What I mean is more a jumble of a bunch of theories, from Aristotle and Barthes on how stories "must" have a beginning-middle-end structure where nothing is superfluous, guys like Ricoeur saying that we fundamentally think in that sort of narrative structure on some fundamental level, or guys like Ong and Anderson saying that the fiction novel's narrative structure is a very distinctive, historically contingent, modern Western thing, maybe responsible for things like Western subjectivity and interiority.

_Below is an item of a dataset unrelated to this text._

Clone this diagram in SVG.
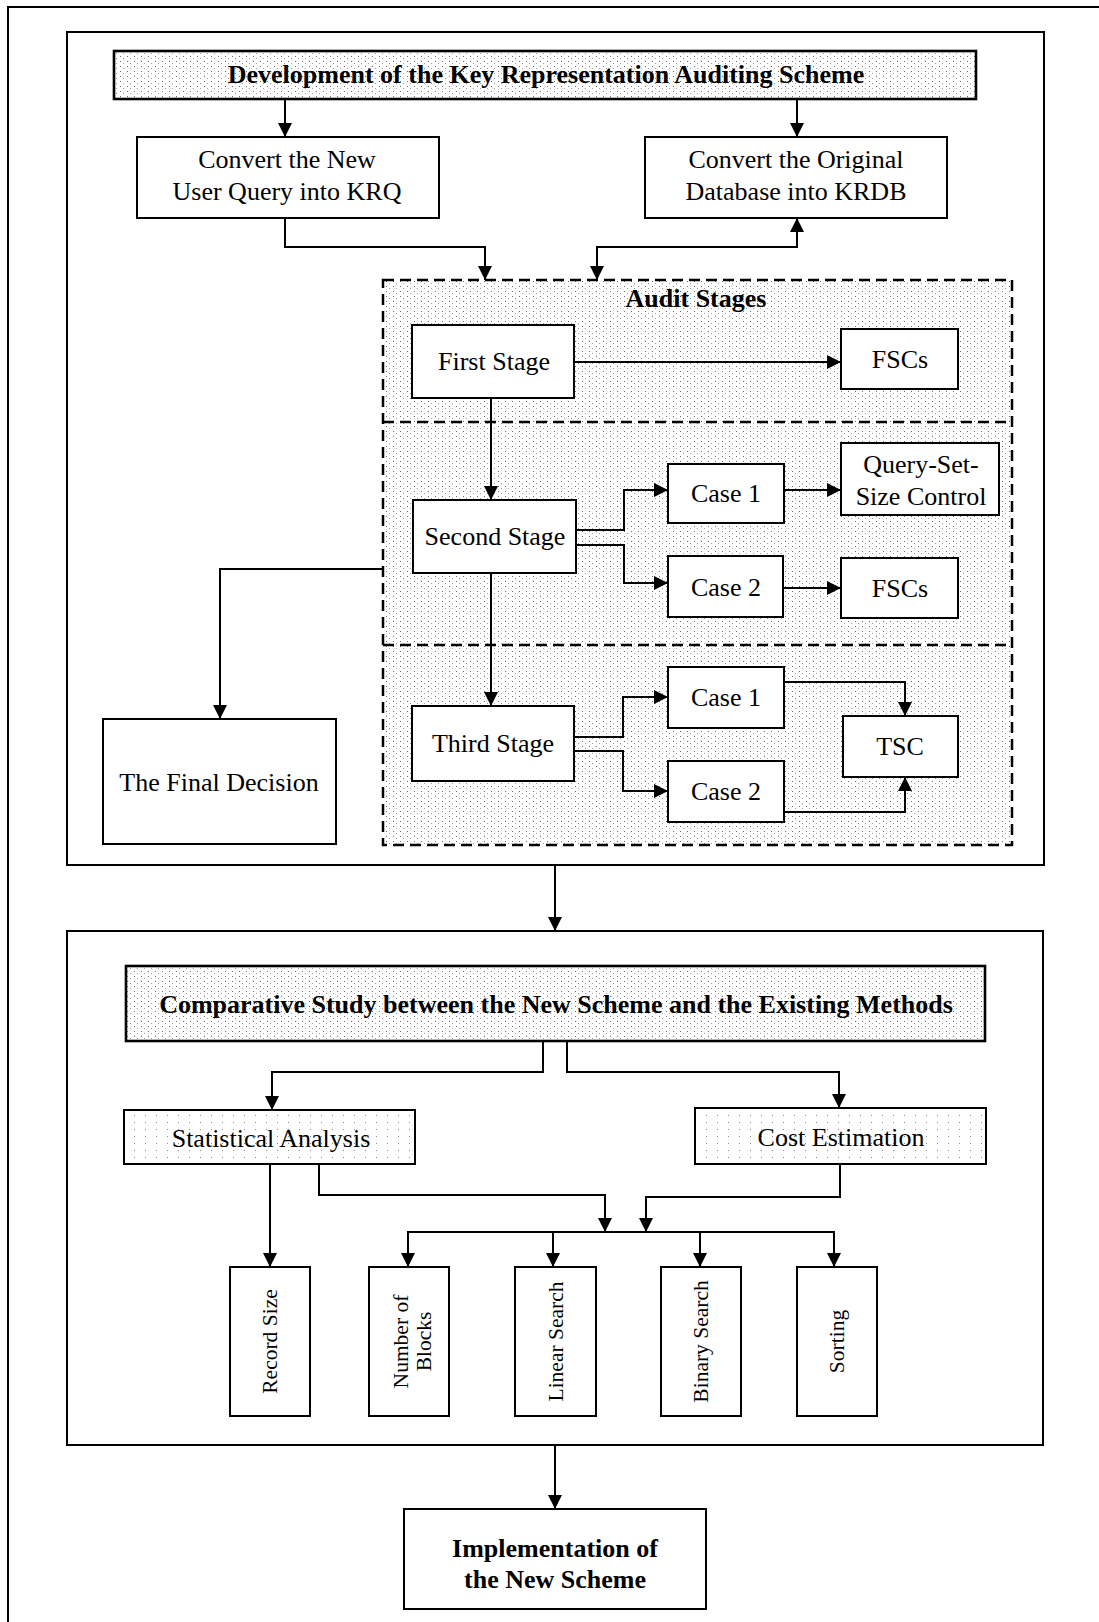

I don't mean any of these in particular, just the general idea that floats around.

>>152953371
A man can dream

>>152953379
I will check it out, thank you

>>152953495
Well, like I said, I'm less interested in how Westernised high cultural figures are capable of having one foot in both worlds, and more interested in how average people, who don't consciously plan their styles of storytelling but go with what "feels" right, have fused horizons between traditional Japanese and Western styles. Even recent popular anime is probably too muddled by people who have tons of experience of Western literature.

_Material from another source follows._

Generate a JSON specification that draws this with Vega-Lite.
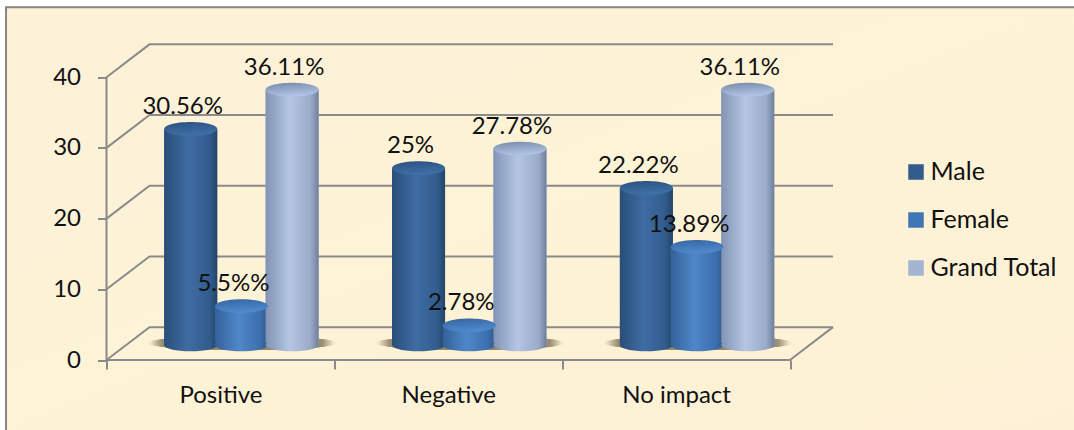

My ultimate goal would be to understand how this happened historically, but especially with the introduction of Western mass media and mass participation in media in Japan. I mentioned the theory stuff because I was hoping some English major would say
>Oh yeah, you want to read [major scholarly book on this topic], duh.
right off the bat. I mostly study hermeneutic phenomenology, so I only learned about narrativity through that, but my interest is in cultural fusions at the unconscious and unintentional level in general.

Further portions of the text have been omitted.